What the task requires =
Set the listing down again in full, word for word, with the pictures left out.

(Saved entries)
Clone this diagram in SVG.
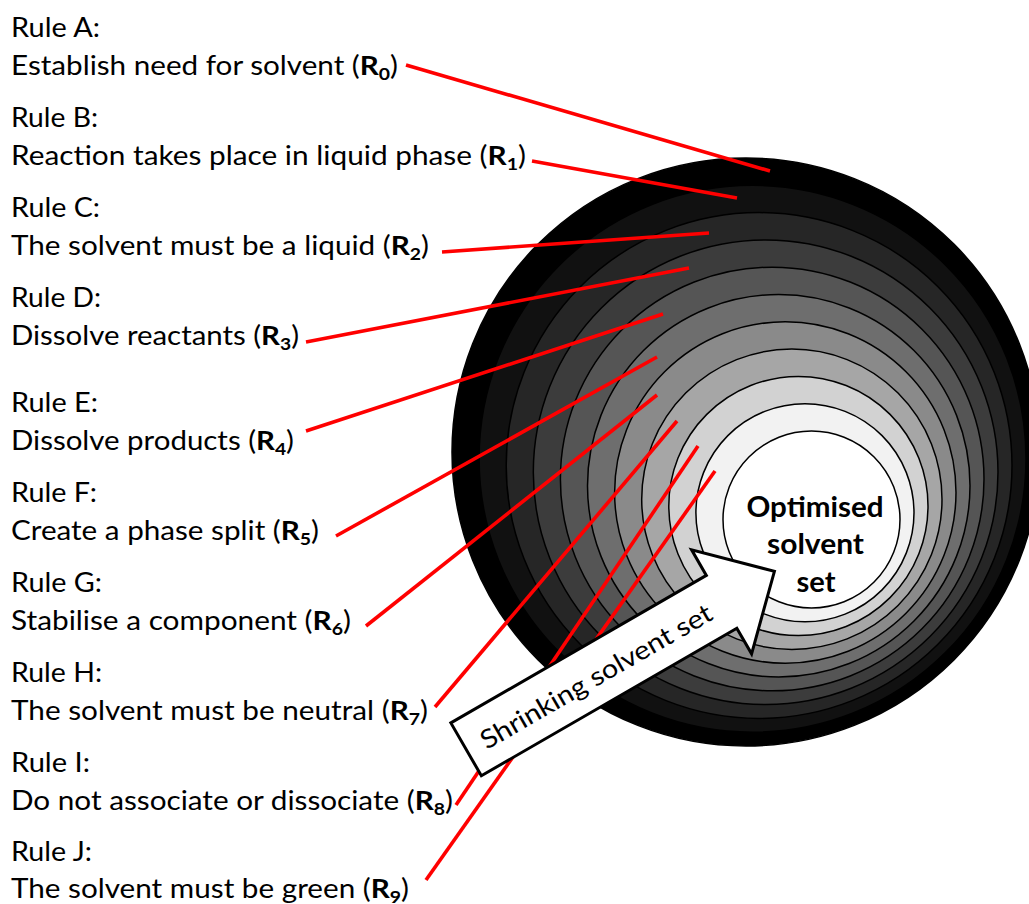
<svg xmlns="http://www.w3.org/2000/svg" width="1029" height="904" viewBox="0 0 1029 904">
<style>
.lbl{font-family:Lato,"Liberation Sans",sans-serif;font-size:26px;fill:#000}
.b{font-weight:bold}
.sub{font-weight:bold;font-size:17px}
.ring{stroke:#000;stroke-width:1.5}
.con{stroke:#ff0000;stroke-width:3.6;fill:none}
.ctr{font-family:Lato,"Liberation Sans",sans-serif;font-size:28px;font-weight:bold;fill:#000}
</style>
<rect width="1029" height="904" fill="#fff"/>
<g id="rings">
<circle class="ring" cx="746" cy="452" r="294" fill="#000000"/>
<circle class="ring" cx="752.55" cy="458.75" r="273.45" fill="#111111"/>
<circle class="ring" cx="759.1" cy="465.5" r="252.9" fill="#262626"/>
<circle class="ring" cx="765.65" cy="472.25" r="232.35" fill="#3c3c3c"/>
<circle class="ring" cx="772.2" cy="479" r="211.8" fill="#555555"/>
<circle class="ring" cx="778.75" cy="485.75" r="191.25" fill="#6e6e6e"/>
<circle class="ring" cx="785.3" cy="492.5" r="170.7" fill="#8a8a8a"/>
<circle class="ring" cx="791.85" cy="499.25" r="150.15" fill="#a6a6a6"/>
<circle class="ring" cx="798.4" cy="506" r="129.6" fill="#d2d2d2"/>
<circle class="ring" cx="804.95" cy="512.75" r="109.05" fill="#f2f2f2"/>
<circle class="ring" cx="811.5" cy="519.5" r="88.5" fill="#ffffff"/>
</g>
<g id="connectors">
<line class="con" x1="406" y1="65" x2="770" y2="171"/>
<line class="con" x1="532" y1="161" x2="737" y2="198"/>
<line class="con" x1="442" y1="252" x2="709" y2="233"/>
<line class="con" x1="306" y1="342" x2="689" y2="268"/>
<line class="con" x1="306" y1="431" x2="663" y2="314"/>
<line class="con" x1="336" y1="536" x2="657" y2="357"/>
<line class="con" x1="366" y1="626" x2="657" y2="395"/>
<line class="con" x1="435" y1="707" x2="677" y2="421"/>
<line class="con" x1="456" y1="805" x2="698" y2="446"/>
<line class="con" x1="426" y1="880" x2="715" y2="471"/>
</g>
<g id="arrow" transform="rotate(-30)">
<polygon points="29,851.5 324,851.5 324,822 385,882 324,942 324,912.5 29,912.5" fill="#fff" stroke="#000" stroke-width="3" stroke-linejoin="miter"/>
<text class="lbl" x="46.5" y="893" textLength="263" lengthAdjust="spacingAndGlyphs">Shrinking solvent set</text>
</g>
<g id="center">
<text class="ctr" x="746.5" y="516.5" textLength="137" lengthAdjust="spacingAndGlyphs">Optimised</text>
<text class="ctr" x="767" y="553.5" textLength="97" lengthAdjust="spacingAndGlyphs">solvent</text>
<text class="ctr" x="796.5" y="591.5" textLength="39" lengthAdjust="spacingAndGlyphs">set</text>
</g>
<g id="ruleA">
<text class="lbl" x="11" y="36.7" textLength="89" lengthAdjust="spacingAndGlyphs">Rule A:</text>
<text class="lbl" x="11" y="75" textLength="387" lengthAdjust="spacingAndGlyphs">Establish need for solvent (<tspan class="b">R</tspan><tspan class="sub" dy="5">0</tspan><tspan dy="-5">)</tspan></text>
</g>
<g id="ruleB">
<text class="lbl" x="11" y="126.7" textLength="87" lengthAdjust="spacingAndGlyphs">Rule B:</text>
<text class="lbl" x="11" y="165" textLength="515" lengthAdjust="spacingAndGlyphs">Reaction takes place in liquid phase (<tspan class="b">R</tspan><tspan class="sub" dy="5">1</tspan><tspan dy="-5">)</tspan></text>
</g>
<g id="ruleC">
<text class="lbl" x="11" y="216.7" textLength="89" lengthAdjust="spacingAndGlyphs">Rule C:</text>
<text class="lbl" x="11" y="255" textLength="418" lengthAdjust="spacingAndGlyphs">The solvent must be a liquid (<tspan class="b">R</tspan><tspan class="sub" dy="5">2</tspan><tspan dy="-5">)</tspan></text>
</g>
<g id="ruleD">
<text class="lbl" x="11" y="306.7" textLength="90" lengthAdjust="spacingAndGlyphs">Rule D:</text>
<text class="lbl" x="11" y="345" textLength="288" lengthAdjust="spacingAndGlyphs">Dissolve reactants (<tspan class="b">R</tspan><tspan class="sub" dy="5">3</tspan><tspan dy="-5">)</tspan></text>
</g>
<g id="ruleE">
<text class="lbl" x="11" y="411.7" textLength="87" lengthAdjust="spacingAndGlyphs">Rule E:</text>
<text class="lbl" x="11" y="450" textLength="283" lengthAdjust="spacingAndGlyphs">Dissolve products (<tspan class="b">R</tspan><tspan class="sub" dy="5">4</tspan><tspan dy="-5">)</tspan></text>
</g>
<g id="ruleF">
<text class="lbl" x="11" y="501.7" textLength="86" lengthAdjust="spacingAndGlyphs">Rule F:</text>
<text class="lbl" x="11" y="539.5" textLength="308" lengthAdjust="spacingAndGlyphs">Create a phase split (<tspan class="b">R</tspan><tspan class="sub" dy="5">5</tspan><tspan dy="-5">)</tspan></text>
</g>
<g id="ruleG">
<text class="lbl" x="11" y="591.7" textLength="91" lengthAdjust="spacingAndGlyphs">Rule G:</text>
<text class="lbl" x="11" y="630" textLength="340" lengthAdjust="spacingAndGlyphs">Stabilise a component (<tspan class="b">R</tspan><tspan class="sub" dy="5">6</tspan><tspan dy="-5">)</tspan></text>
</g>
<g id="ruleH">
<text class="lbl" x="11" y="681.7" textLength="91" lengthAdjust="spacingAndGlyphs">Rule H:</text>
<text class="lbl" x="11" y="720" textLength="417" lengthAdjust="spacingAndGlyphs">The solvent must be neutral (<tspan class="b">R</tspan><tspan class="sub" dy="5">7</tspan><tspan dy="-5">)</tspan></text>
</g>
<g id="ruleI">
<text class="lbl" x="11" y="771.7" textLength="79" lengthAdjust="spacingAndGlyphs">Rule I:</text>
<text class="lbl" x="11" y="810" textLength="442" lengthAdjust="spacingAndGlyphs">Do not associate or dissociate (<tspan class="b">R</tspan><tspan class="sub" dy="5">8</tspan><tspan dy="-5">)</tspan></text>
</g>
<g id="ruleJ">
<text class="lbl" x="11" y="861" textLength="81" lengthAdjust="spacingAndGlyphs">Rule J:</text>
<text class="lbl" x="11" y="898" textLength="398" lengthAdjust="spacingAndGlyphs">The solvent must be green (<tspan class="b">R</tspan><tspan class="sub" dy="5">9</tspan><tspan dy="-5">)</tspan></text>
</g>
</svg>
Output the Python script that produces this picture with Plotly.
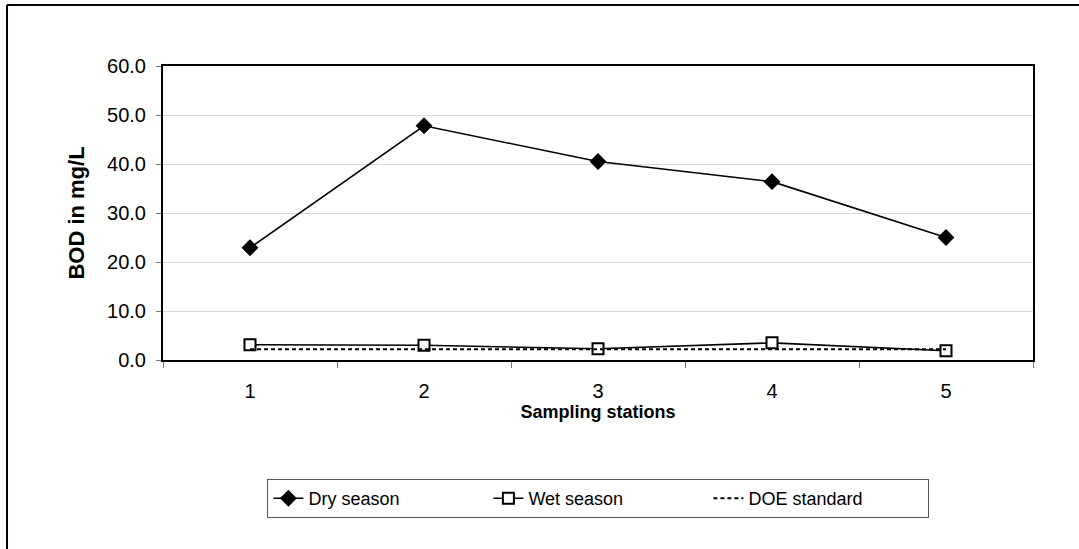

Exercise answer =
Clone this diagram in SVG.
<svg xmlns="http://www.w3.org/2000/svg" width="1029" height="904" viewBox="0 0 1029 904">
<style>
.lbl{font-family:Lato,"Liberation Sans",sans-serif;font-size:26px;fill:#000}
.b{font-weight:bold}
.sub{font-weight:bold;font-size:17px}
.ring{stroke:#000;stroke-width:1.5}
.con{stroke:#ff0000;stroke-width:3.6;fill:none}
.ctr{font-family:Lato,"Liberation Sans",sans-serif;font-size:28px;font-weight:bold;fill:#000}
</style>
<rect width="1029" height="904" fill="#fff"/>
<g id="rings">
<circle class="ring" cx="746" cy="452" r="294" fill="#000000"/>
<circle class="ring" cx="752.55" cy="458.75" r="273.45" fill="#111111"/>
<circle class="ring" cx="759.1" cy="465.5" r="252.9" fill="#262626"/>
<circle class="ring" cx="765.65" cy="472.25" r="232.35" fill="#3c3c3c"/>
<circle class="ring" cx="772.2" cy="479" r="211.8" fill="#555555"/>
<circle class="ring" cx="778.75" cy="485.75" r="191.25" fill="#6e6e6e"/>
<circle class="ring" cx="785.3" cy="492.5" r="170.7" fill="#8a8a8a"/>
<circle class="ring" cx="791.85" cy="499.25" r="150.15" fill="#a6a6a6"/>
<circle class="ring" cx="798.4" cy="506" r="129.6" fill="#d2d2d2"/>
<circle class="ring" cx="804.95" cy="512.75" r="109.05" fill="#f2f2f2"/>
<circle class="ring" cx="811.5" cy="519.5" r="88.5" fill="#ffffff"/>
</g>
<g id="connectors">
<line class="con" x1="406" y1="65" x2="770" y2="171"/>
<line class="con" x1="532" y1="161" x2="737" y2="198"/>
<line class="con" x1="442" y1="252" x2="709" y2="233"/>
<line class="con" x1="306" y1="342" x2="689" y2="268"/>
<line class="con" x1="306" y1="431" x2="663" y2="314"/>
<line class="con" x1="336" y1="536" x2="657" y2="357"/>
<line class="con" x1="366" y1="626" x2="657" y2="395"/>
<line class="con" x1="435" y1="707" x2="677" y2="421"/>
<line class="con" x1="456" y1="805" x2="698" y2="446"/>
<line class="con" x1="426" y1="880" x2="715" y2="471"/>
</g>
<g id="arrow" transform="rotate(-30)">
<polygon points="29,851.5 324,851.5 324,822 385,882 324,942 324,912.5 29,912.5" fill="#fff" stroke="#000" stroke-width="3" stroke-linejoin="miter"/>
<text class="lbl" x="46.5" y="893" textLength="263" lengthAdjust="spacingAndGlyphs">Shrinking solvent set</text>
</g>
<g id="center">
<text class="ctr" x="746.5" y="516.5" textLength="137" lengthAdjust="spacingAndGlyphs">Optimised</text>
<text class="ctr" x="767" y="553.5" textLength="97" lengthAdjust="spacingAndGlyphs">solvent</text>
<text class="ctr" x="796.5" y="591.5" textLength="39" lengthAdjust="spacingAndGlyphs">set</text>
</g>
<g id="ruleA">
<text class="lbl" x="11" y="36.7" textLength="89" lengthAdjust="spacingAndGlyphs">Rule A:</text>
<text class="lbl" x="11" y="75" textLength="387" lengthAdjust="spacingAndGlyphs">Establish need for solvent (<tspan class="b">R</tspan><tspan class="sub" dy="5">0</tspan><tspan dy="-5">)</tspan></text>
</g>
<g id="ruleB">
<text class="lbl" x="11" y="126.7" textLength="87" lengthAdjust="spacingAndGlyphs">Rule B:</text>
<text class="lbl" x="11" y="165" textLength="515" lengthAdjust="spacingAndGlyphs">Reaction takes place in liquid phase (<tspan class="b">R</tspan><tspan class="sub" dy="5">1</tspan><tspan dy="-5">)</tspan></text>
</g>
<g id="ruleC">
<text class="lbl" x="11" y="216.7" textLength="89" lengthAdjust="spacingAndGlyphs">Rule C:</text>
<text class="lbl" x="11" y="255" textLength="418" lengthAdjust="spacingAndGlyphs">The solvent must be a liquid (<tspan class="b">R</tspan><tspan class="sub" dy="5">2</tspan><tspan dy="-5">)</tspan></text>
</g>
<g id="ruleD">
<text class="lbl" x="11" y="306.7" textLength="90" lengthAdjust="spacingAndGlyphs">Rule D:</text>
<text class="lbl" x="11" y="345" textLength="288" lengthAdjust="spacingAndGlyphs">Dissolve reactants (<tspan class="b">R</tspan><tspan class="sub" dy="5">3</tspan><tspan dy="-5">)</tspan></text>
</g>
<g id="ruleE">
<text class="lbl" x="11" y="411.7" textLength="87" lengthAdjust="spacingAndGlyphs">Rule E:</text>
<text class="lbl" x="11" y="450" textLength="283" lengthAdjust="spacingAndGlyphs">Dissolve products (<tspan class="b">R</tspan><tspan class="sub" dy="5">4</tspan><tspan dy="-5">)</tspan></text>
</g>
<g id="ruleF">
<text class="lbl" x="11" y="501.7" textLength="86" lengthAdjust="spacingAndGlyphs">Rule F:</text>
<text class="lbl" x="11" y="539.5" textLength="308" lengthAdjust="spacingAndGlyphs">Create a phase split (<tspan class="b">R</tspan><tspan class="sub" dy="5">5</tspan><tspan dy="-5">)</tspan></text>
</g>
<g id="ruleG">
<text class="lbl" x="11" y="591.7" textLength="91" lengthAdjust="spacingAndGlyphs">Rule G:</text>
<text class="lbl" x="11" y="630" textLength="340" lengthAdjust="spacingAndGlyphs">Stabilise a component (<tspan class="b">R</tspan><tspan class="sub" dy="5">6</tspan><tspan dy="-5">)</tspan></text>
</g>
<g id="ruleH">
<text class="lbl" x="11" y="681.7" textLength="91" lengthAdjust="spacingAndGlyphs">Rule H:</text>
<text class="lbl" x="11" y="720" textLength="417" lengthAdjust="spacingAndGlyphs">The solvent must be neutral (<tspan class="b">R</tspan><tspan class="sub" dy="5">7</tspan><tspan dy="-5">)</tspan></text>
</g>
<g id="ruleI">
<text class="lbl" x="11" y="771.7" textLength="79" lengthAdjust="spacingAndGlyphs">Rule I:</text>
<text class="lbl" x="11" y="810" textLength="442" lengthAdjust="spacingAndGlyphs">Do not associate or dissociate (<tspan class="b">R</tspan><tspan class="sub" dy="5">8</tspan><tspan dy="-5">)</tspan></text>
</g>
<g id="ruleJ">
<text class="lbl" x="11" y="861" textLength="81" lengthAdjust="spacingAndGlyphs">Rule J:</text>
<text class="lbl" x="11" y="898" textLength="398" lengthAdjust="spacingAndGlyphs">The solvent must be green (<tspan class="b">R</tspan><tspan class="sub" dy="5">9</tspan><tspan dy="-5">)</tspan></text>
</g>
</svg>
Output the Python script that produces this picture with Plotly.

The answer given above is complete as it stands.